(Exercise description): Determine the number of lines containing the word "this". Reply with it and nothing else.

(Provided data):
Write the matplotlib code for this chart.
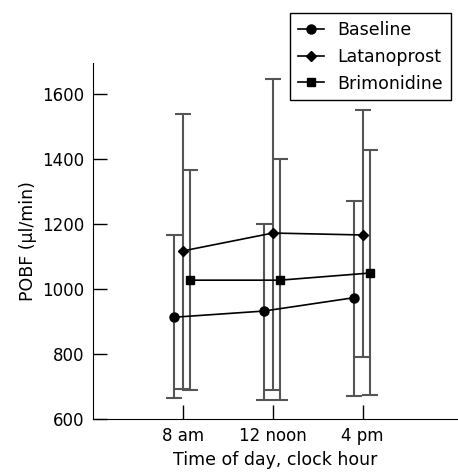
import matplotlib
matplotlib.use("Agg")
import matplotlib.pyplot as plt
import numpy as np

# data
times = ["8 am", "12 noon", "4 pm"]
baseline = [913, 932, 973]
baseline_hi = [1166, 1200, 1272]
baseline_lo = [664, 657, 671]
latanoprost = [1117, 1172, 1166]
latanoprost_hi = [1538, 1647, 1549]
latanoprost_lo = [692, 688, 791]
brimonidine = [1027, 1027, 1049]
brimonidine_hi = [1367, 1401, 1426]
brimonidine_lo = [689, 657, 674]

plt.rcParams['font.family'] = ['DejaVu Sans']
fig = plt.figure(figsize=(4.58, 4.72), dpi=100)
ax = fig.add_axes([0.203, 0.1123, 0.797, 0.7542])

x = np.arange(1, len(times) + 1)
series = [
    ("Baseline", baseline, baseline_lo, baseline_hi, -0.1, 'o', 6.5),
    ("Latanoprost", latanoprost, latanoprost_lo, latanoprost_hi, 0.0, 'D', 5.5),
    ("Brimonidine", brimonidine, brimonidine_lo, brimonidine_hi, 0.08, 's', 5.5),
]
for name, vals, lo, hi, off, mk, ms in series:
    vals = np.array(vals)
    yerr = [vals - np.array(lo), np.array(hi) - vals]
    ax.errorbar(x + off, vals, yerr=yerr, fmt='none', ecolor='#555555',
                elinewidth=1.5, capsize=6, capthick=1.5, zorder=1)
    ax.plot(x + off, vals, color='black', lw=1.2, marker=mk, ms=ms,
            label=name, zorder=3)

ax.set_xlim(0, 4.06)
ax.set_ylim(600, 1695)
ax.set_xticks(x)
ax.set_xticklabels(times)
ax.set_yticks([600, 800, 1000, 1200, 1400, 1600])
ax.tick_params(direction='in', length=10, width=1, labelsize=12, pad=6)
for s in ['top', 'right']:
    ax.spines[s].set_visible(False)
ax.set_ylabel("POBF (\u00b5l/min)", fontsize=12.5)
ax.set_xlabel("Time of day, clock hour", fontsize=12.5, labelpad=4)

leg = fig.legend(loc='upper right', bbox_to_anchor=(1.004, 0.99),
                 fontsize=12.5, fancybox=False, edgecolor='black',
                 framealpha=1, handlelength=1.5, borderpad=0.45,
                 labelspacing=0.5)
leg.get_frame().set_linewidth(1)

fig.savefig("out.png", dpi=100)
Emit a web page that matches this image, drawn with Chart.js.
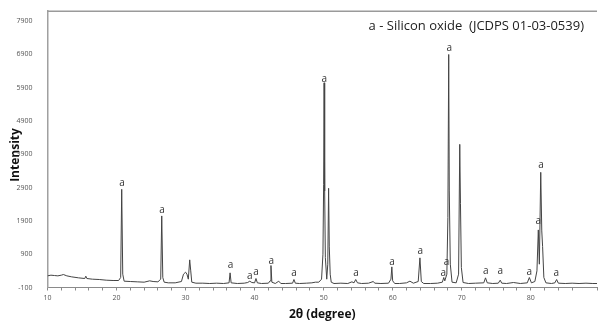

(Answer to the task): 2